Je suis très frappé par ces chiffres-là : en 2005 toujours, Volkswagen produit en Allemagne 1 200 000 véhicules par an et, au même moment, Renault produit en France 1 200 000 véhicules par an, le même chiffre. Cette année, sept ans après, Volkswagen va produire en Allemagne 2 200 000 véhicules, presque le double, et chez nous Renault va produire en France 440 000 véhicules, trois fois moins que ce qu’il produisait en 2005.

À la sortie de ce tunnel, ceux qui auront réussi à suivre l’enchaînement des chiffres (malgré le débit plutôt modéré du candidat du Modem) auront saisi la question sous-jacente : pourquoi Renault produit moins sur son territoire alors que l’Allemagne produit plus ? Sauf que, dans le détail, tous les chiffres évoqués ici sont incorrects. Selon les sources officielles : en 2005, déjà, la marque allemande affichait 40% de production en plus sur son territoire que le leader français (1,913 millions de véhicules produits côté Volkswagen contre 1,318 millions chez Renault). Quant aux derniers chiffres, s’ils “renforcent le constat”, comme nous l’avait rétorqué François Bayrou sur le plateau de i>TÉLÉ où nous lui avons présenté le graphique, ils n’en étaient pas moins tout aussi éloignés de la réalité.

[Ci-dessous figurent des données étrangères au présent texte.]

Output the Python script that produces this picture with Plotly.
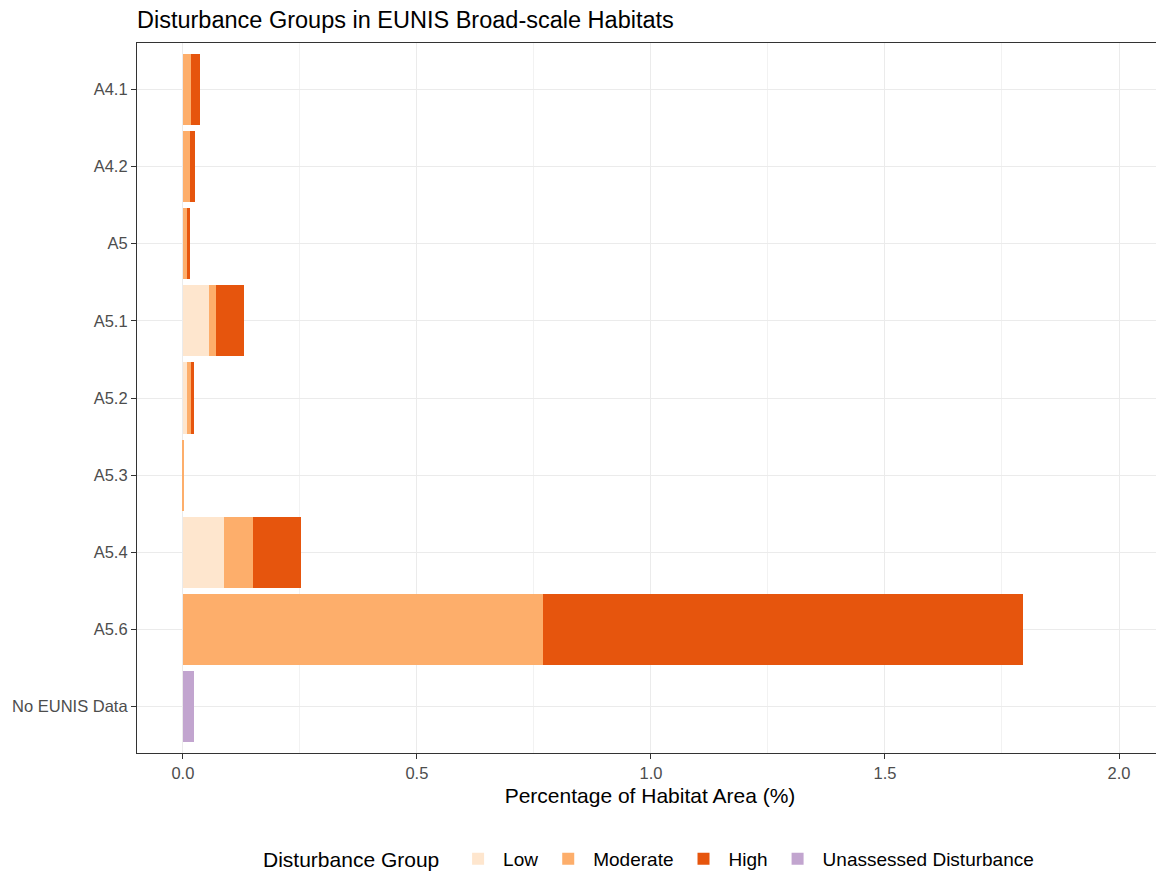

L’autre grand classique est le calcul “à la volée” de l’impact d’une taxe. Invitée de Radio France Politique, Eva Joly a ainsi vanté les sommes mirifiques que récupérerait l’Union européenne en imposant une “taxe Tobin” :

Un taux de 0,005% pour la taxation des transactions financières dans la zone euro produit 172 milliards

Malheureusement pour la candidate d’Europe écologie-Les Verts, le calcul avait déjà été fait et à un taux bien supérieur : avec 0,1% d’imposition sur les mêmes transactions financières, la Commission européenne n’entrevoyait ainsi que 57 milliards par an de collecte, soit trois fois moins pour un taux vingt fois supérieur.

Vieilles de 12 ans

Les candidats ne vont parfois pas chercher aussi loin. Parfois, ils se contentent d’utiliser un “vieux chiffre à la mode”, répété à tort et à travers dans les enquêtes et les études sur un sujet. Bien que candidat le plus précis de la campagne de premier tour, Jean-Luc Mélenchon n’échappe pas à la règle quand il déclare sur France info :

80% des Smicards sont des smicardes !

Cette statistique, elle circule dans toutes les directions et depuis longtemps. Très longtemps. Au moins en 2000, puisque la source première de ce chiffre (rarement citée) est l’ouvrage de la sociologue et directrice de recherche au CNRS, Margaret Maruani, “Travail et emploi des femmes”, paru en mars 2000 aux éditions La Découverte. Or, il existe des études plus récentes dont les conclusions sont différentes. La dernière en date que nous ayons pu trouver remonte à 2006, mais peint un portrait fort différent des salariés payés en Smic : elle constate également une prépondérance de “smicardes”, mais elles représentent 56,% des salariés au Smic contre 43,6% pour les hommes. Au regard de cet écart, les chiffres vieux d’une année cité par Jean-Luc Mélenchon à Marseille quant aux accidents du travail suivis d’une incapacité permanente relèvent du petit oubli de mise à jour.